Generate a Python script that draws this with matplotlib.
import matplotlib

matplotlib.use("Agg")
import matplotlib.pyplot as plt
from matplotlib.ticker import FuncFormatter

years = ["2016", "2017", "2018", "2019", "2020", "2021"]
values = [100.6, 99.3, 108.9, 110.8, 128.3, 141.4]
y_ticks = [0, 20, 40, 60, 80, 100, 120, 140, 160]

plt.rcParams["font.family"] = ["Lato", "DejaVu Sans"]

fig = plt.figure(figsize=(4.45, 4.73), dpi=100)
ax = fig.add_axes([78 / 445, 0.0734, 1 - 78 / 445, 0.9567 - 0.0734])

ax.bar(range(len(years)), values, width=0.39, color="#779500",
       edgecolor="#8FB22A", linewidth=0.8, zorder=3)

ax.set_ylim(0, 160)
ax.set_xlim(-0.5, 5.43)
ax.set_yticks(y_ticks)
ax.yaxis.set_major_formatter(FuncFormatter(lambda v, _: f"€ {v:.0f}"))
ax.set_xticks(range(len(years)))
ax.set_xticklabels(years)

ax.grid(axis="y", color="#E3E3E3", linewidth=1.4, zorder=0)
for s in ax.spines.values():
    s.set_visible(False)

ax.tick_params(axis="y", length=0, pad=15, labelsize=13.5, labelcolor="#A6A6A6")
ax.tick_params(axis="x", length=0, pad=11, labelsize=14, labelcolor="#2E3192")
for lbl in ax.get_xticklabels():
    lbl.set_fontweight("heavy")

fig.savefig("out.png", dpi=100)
-.-.-
(Directions for this task):
All of the data must be returned exactly.

(Solved exercise):
Generate a Python script that draws this with matplotlib.
import matplotlib

matplotlib.use("Agg")
import matplotlib.pyplot as plt
from matplotlib.ticker import FuncFormatter

years = ["2016", "2017", "2018", "2019", "2020", "2021"]
values = [100.6, 99.3, 108.9, 110.8, 128.3, 141.4]
y_ticks = [0, 20, 40, 60, 80, 100, 120, 140, 160]

plt.rcParams["font.family"] = ["Lato", "DejaVu Sans"]

fig = plt.figure(figsize=(4.45, 4.73), dpi=100)
ax = fig.add_axes([78 / 445, 0.0734, 1 - 78 / 445, 0.9567 - 0.0734])

ax.bar(range(len(years)), values, width=0.39, color="#779500",
       edgecolor="#8FB22A", linewidth=0.8, zorder=3)

ax.set_ylim(0, 160)
ax.set_xlim(-0.5, 5.43)
ax.set_yticks(y_ticks)
ax.yaxis.set_major_formatter(FuncFormatter(lambda v, _: f"€ {v:.0f}"))
ax.set_xticks(range(len(years)))
ax.set_xticklabels(years)

ax.grid(axis="y", color="#E3E3E3", linewidth=1.4, zorder=0)
for s in ax.spines.values():
    s.set_visible(False)

ax.tick_params(axis="y", length=0, pad=15, labelsize=13.5, labelcolor="#A6A6A6")
ax.tick_params(axis="x", length=0, pad=11, labelsize=14, labelcolor="#2E3192")
for lbl in ax.get_xticklabels():
    lbl.set_fontweight("heavy")

fig.savefig("out.png", dpi=100)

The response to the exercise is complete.